Session extraordinaire 



Compte rendu 
intégral

Séance du mercredi 18 juillet 2007  

Lutte contre la récidive

Suite de la discussion
 d’un projet de loi adopté par le Sénat 
après déclaration d’urgence

M. le président. L’ordre du jour appelle la suite de la discussion du projet de loi adopté par le Sénat après déclaration d’urgence, renforçant la lutte contre la récidive des majeurs et des mineurs (nos 63, 65).

Discussion des articles (suite)


Article 2 bis

M. le président. La parole est à M. Michel Hunault.

M. Michel Hunault. Madame la garde des sceaux, depuis le commencement de cette discussion, les députés du Nouveau Centre n’ont pas manqué de vous soutenir. Cependant, je ne comprends pas l’amendement de la commission. Hier, nous avons répondu à l’opposition que ce projet de loi ne mettait à mal ni le pouvoir d’appréciation des juges, ni le principe d’individualisation des peines. Objectivement, l’article 2 bis, introduit à l’initiative du rapporteur au Sénat, François Zocchetto, traduit cette double exigence en demandant que le procureur de la République puisse, à travers l’enquête de personnalité du prévenu, apprécier la peine avant les réquisitions. Je ne vois pas comment on peut être favorable à un amendement visant à supprimer une disposition qui enrichit votre texte.

Plusieurs députés du groupe socialiste, radical, citoyen et divers gauche. Très bien !

M. Michel Hunault. Je voudrais en outre répondre à Manuel Valls. Vous avez, monsieur Valls, rappelé les exigences que vous aviez formulées hier au nom du groupe socialiste, en mettant presque en demeure Mme la garde des sceaux de donner à la représentation nationale des informations sur les prisons. Autant nous nous accordons sur le fait que la situation est préoccupante, autant je suis en désaccord avec votre façon de présenter les choses. Vous partez du postulat que ce projet de loi va aggraver la situation des prisons, laissant entendre qu’il y aurait 10 000 à 20 000 détenus supplémentaires après son adoption.

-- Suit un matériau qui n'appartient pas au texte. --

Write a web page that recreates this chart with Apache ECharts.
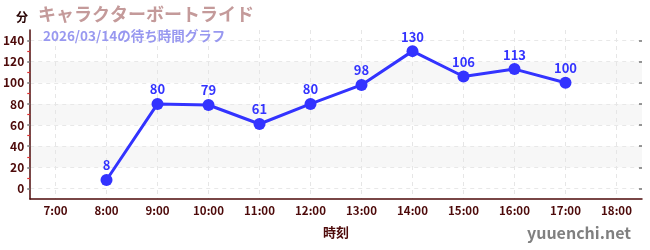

Or, jusqu’à preuve du contraire, ces affirmations sont invérifiables, d’autant que Mme la garde des sceaux a annoncé hier au nom du Gouvernement l’examen dans les prochaines semaines de deux textes que nous attendons depuis plus de dix ans : l’instauration du contrôle général des prisons et une loi pénitentiaire qui aura précisément pour objectif de vider celles-ci, grâce aux peines alternatives, de certains détenus qui n’ont rien à y faire. Assez de procès d’intention ! Ce texte n’aura pas pour conséquence d’augmenter le nombre de détenus dans les prisons. Vous faites exprès de tout mélanger afin de jeter le discrédit sur le projet !

M. le président. La parole est à Mme la garde des sceaux.

Mme la garde des sceaux. S’agissant de l’enquête de personnalité, le procureur a déjà toute latitude pour en prescrire une, quelle que soit la configuration. Elle est en outre obligatoire pour les mineurs et pour les jeunes majeurs en cas de comparution immédiate ou de réquisitions de détention. Si nous la rendons systématique pour les récidivistes, les primo-délinquants ne pourront pas en bénéficier de la même manière. Il ne s’agit pas d’une remise en cause ou d’une défaveur : l’appliquer à tout le monde aurait un coût – il faut compter de 40 à 77 euros par enquête.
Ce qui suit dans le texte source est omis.